Entendons-nous : plaider pour le réel des existences c’est le faire pour les manières de co-exister.  Comment ne pas affronter l’obsession de demeurer dans ce qui est déjà (je suis ceci ou cela), cernés par des savoirs qui opèrent la distributions des existences à partir des identités ? Mais alors, comment ces nouvelles formes de vie qui font monde pourraient-elles ne pas destituer l’ordre qui en dénie la possibilité ? La question qui nous importe ici est la suivante : comment faire vivre des zones formatives de l’expérience qui sont aussi celles de nos interdépendances?

Des existences fragiles

Nous avons ouvert un chantier collectif que nous avons voulu appeler Habiter la métropole. Des existences fragiles. Il se compose d’enquêtes, de moments de rencontres où nous mettons en partage des expérimentations, des manières de nous réapproprier des rapports singuliers à nos milieux, de dés-administrer l’espace et les relations qui s’y déploient pour en faire émerger des lieux.

Il s’agit d’être attentifs au surgissement de ce que nous appelons des communaux, des pratiques qui constituent des communs en chantier, où l’entraide, les formes de coopération permettent de tisser la cartographie de formes à chaque fois singulières d’associations et d’alliances.

Création de situations pour retrouver à nouveau des formes de la vie commune. Mais alors : comment faire tenir ces expériences collectives, comment en rendre possible leur transmission, comment les associer à d’autres expérimentations ?

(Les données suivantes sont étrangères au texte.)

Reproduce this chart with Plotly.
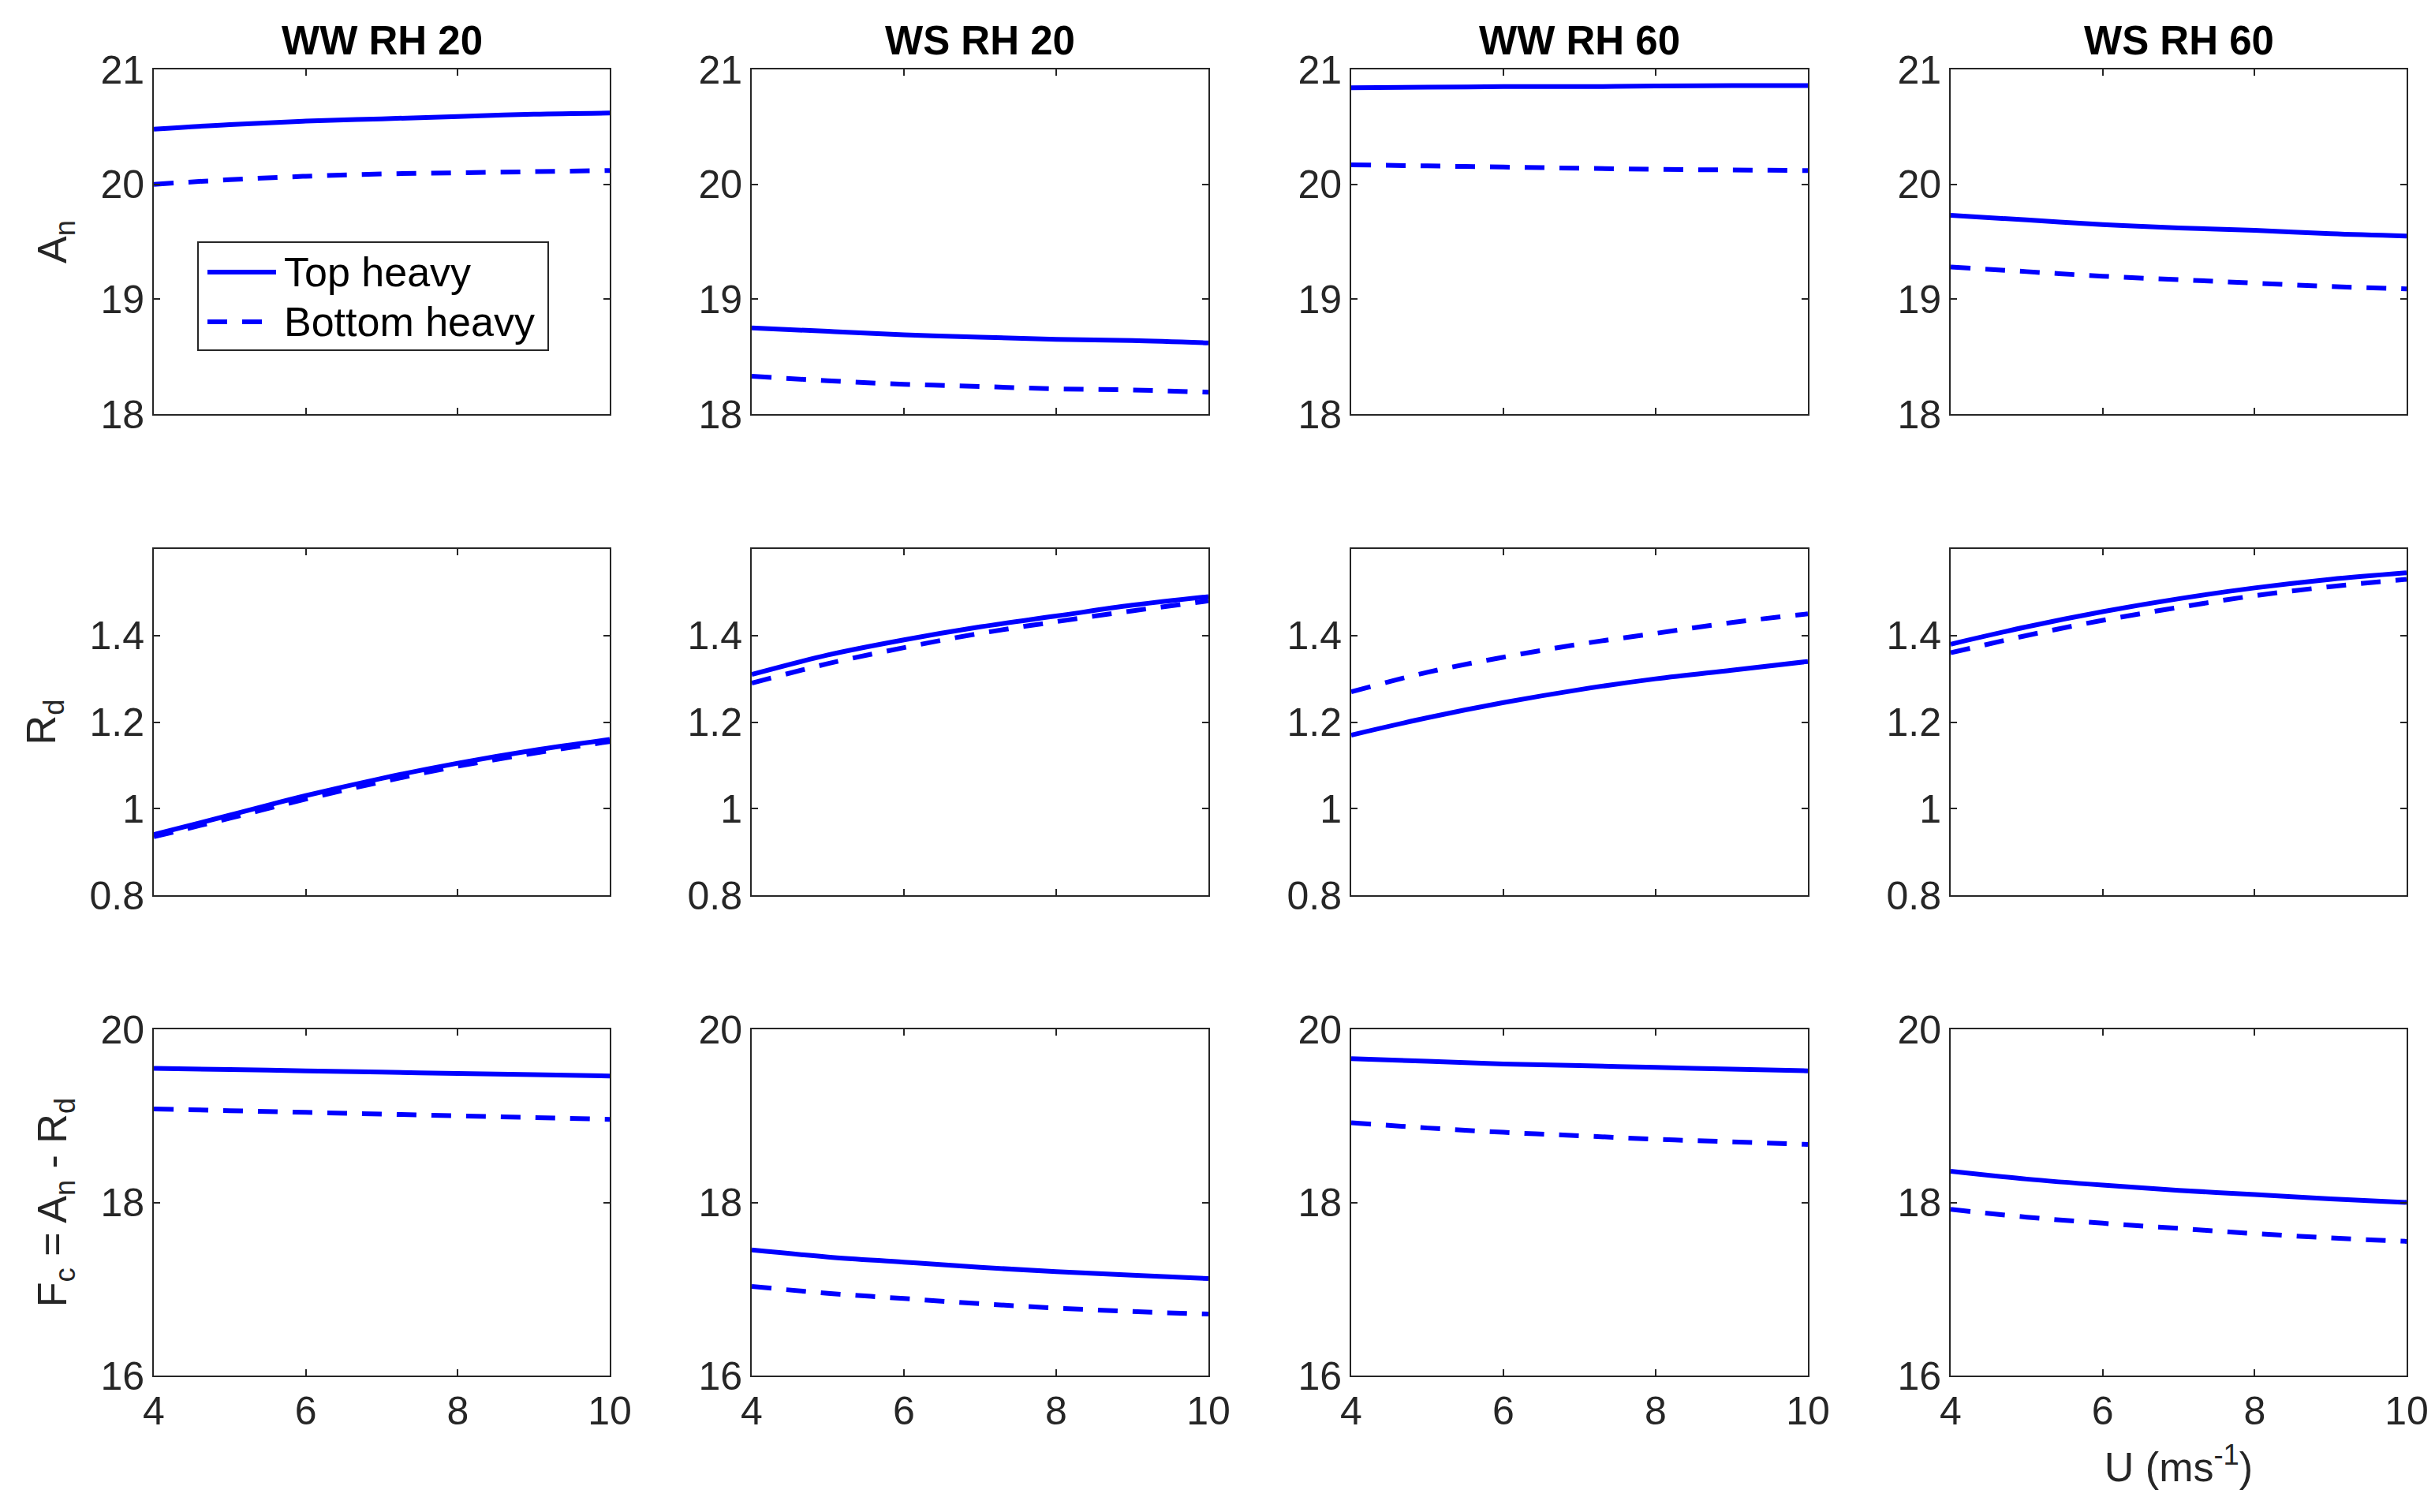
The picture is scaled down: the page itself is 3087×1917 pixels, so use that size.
import plotly.graph_objects as go
from plotly.subplots import make_subplots

# wind speed U (m s-1)
u = [4, 5, 6, 7, 8, 9, 10]

titles = ['WW RH 20', 'WS RH 20', 'WW RH 60', 'WS RH 60']
legend_names = ['Top heavy', 'Bottom heavy']

# A_n
an_top = [
    [20.48, 20.52, 20.55, 20.57, 20.59, 20.61, 20.62],
    [18.75, 18.72, 18.69, 18.67, 18.65, 18.64, 18.62],
    [20.84, 20.845, 20.85, 20.85, 20.855, 20.86, 20.86],
    [19.73, 19.69, 19.65, 19.62, 19.60, 19.57, 19.55],
]
an_bottom = [
    [20.00, 20.04, 20.07, 20.09, 20.10, 20.11, 20.12],
    [18.33, 18.29, 18.26, 18.24, 18.22, 18.21, 18.19],
    [20.17, 20.16, 20.15, 20.14, 20.13, 20.125, 20.12],
    [19.28, 19.24, 19.20, 19.17, 19.14, 19.11, 19.09],
]

# R_d
rd_top = [
    [0.94, 0.985, 1.03, 1.07, 1.105, 1.135, 1.16],
    [1.31, 1.355, 1.39, 1.42, 1.445, 1.47, 1.49],
    [1.17, 1.21, 1.245, 1.275, 1.30, 1.32, 1.34],
    [1.38, 1.42, 1.455, 1.485, 1.51, 1.53, 1.545],
]
rd_bottom = [
    [0.935, 0.978, 1.022, 1.062, 1.098, 1.128, 1.155],
    [1.29, 1.335, 1.372, 1.405, 1.432, 1.457, 1.48],
    [1.27, 1.315, 1.35, 1.38, 1.405, 1.43, 1.45],
    [1.36, 1.40, 1.435, 1.465, 1.492, 1.513, 1.53],
]

# F_c = A_n - R_d
fc_top = [
    [19.55, 19.535, 19.52, 19.505, 19.49, 19.475, 19.46],
    [17.45, 17.37, 17.31, 17.25, 17.20, 17.16, 17.12],
    [19.66, 19.63, 19.60, 19.58, 19.56, 19.54, 19.52],
    [18.36, 18.27, 18.20, 18.14, 18.09, 18.04, 18.00],
]
fc_bottom = [
    [19.08, 19.06, 19.04, 19.02, 19.00, 18.98, 18.96],
    [17.03, 16.95, 16.89, 16.83, 16.78, 16.74, 16.71],
    [18.92, 18.86, 18.81, 18.77, 18.73, 18.70, 18.67],
    [17.92, 17.83, 17.76, 17.70, 17.64, 17.59, 17.55],
]

row_labels = ['A<sub>n</sub>', 'R<sub>d</sub>', 'F<sub>c</sub> = A<sub>n</sub> - R<sub>d</sub>']
row_ranges = [[18, 21], [0.8, 1.6], [16, 20]]
row_ticks = [[18, 19, 20, 21], [0.8, 1, 1.2, 1.4], [16, 18, 20]]
row_ticktext = [['18', '19', '20', '21'], ['0.8', '1', '1.2', '1.4'], ['16', '18', '20']]
x_ticks = [4, 6, 8, 10]

W, H = 3087, 1917
col_px = [(187, 765), (945, 1524), (1705, 2284), (2465, 3043)]
row_px = [(80, 517), (688, 1127), (1297, 1736)]

FONT = 'Liberation Sans, Arial, Helvetica, sans-serif'
AXC = '#262626'
BLUE = '#0000ff'
DASH = '25px,19px'
LW = 6

fig = make_subplots(rows=3, cols=4)

series = [(an_top, an_bottom), (rd_top, rd_bottom), (fc_top, fc_bottom)]
for r, (top, bottom) in enumerate(series):
    for c in range(4):
        fig.add_trace(go.Scatter(x=u, y=top[c], mode='lines', name=legend_names[0],
                                 line=dict(color=BLUE, width=LW, shape='spline'),
                                 showlegend=False),
                      row=r + 1, col=c + 1)
        fig.add_trace(go.Scatter(x=u, y=bottom[c], mode='lines', name=legend_names[1],
                                 line=dict(color=BLUE, width=LW, shape='spline', dash=DASH),
                                 showlegend=False),
                      row=r + 1, col=c + 1)

        x0, x1 = col_px[c]
        y0, y1 = row_px[r]
        fig.update_xaxes(domain=[x0 / W, x1 / W], range=[4, 10],
                         tickvals=x_ticks, showticklabels=(r == 2),
                         row=r + 1, col=c + 1)
        fig.update_yaxes(domain=[1 - y1 / H, 1 - y0 / H], range=row_ranges[r],
                         tickvals=row_ticks[r], ticktext=row_ticktext[r],
                         row=r + 1, col=c + 1)
        if c == 0:
            fig.update_yaxes(title_text=row_labels[r], title_standoff=26,
                             row=r + 1, col=c + 1)

fig.update_xaxes(title_text='U (ms<sup>-1</sup>)', title_standoff=26, row=3, col=4)

common = dict(showline=True, linecolor=AXC, linewidth=2, mirror='ticks',
              ticks='inside', ticklen=8, tickwidth=2, tickcolor=AXC,
              showgrid=False, zeroline=False, automargin=False,
              tickfont=dict(family=FONT, size=50, color=AXC),
              title_font=dict(family=FONT, size=52, color=AXC))
fig.update_xaxes(**common)
fig.update_yaxes(**common)

for c, t in enumerate(titles):
    x0, x1 = col_px[c]
    fig.add_annotation(text='<b>' + t + '</b>', xref='paper', yref='paper',
                       x=(x0 + x1) / 2 / W, y=1 - 74 / H, xanchor='center', yanchor='bottom',
                       showarrow=False, font=dict(family=FONT, size=51, color='black'))

# legend box drawn in the first panel (MATLAB style, long line samples)
lx0, lx1, ly0, ly1 = 243, 687, 299, 436
fig.add_shape(type='rect', xref='paper', yref='paper',
              x0=lx0 / W, x1=lx1 / W, y0=1 - ly1 / H, y1=1 - ly0 / H,
              line=dict(color=AXC, width=2), fillcolor='white', layer='above')
for i, (name, dash) in enumerate(zip(legend_names, ['solid', DASH])):
    yy = 1 - (337 + 63 * i) / H
    fig.add_shape(type='line', xref='paper', yref='paper',
                  x0=255 / W, x1=342 / W, y0=yy, y1=yy,
                  line=dict(color=BLUE, width=LW, dash=dash), layer='above')
    fig.add_annotation(text=name, xref='paper', yref='paper', x=350 / W, y=yy,
                       xanchor='left', yanchor='middle', showarrow=False,
                       font=dict(family=FONT, size=52, color='black'))

fig.update_layout(
    width=W, height=H,
    margin=dict(l=0, r=0, t=0, b=0),
    plot_bgcolor='white', paper_bgcolor='white',
    showlegend=False,
)

fig.write_html('out.html')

Les rencontres que nous proposons rassemblent des gens qui animent des groupes d’entraide mutuelle qui se situent au bord de l’institution psychiatrique, d’autres qui inventent de nouvelles manières d’accompagner des enfants et des familles en difficulté ou qui participent à des réseaux de lutte et de solidarité avec des migrants, des collectifs de malades, des botanistes et créateurs de jardins partagés, des soignants, des travailleurs sociaux, des architectes, des juristes… Le but est de prêter une attention commune à l’émergence de ces processus d’expérimentation, d’en partager les contextes d’adversité, de se lier, s’allier pour constituer la cartographie des coalescences entre ces communaux en chantier.

Ce travail collectif, dans des moments d’étape, fera l’objet de rencontres publiques qui doivent nous permettre de nourrir la trame d’une cartographie communale. Ou pour le dire autrement, tout simplement, la possibilité d’accroître notre expérience.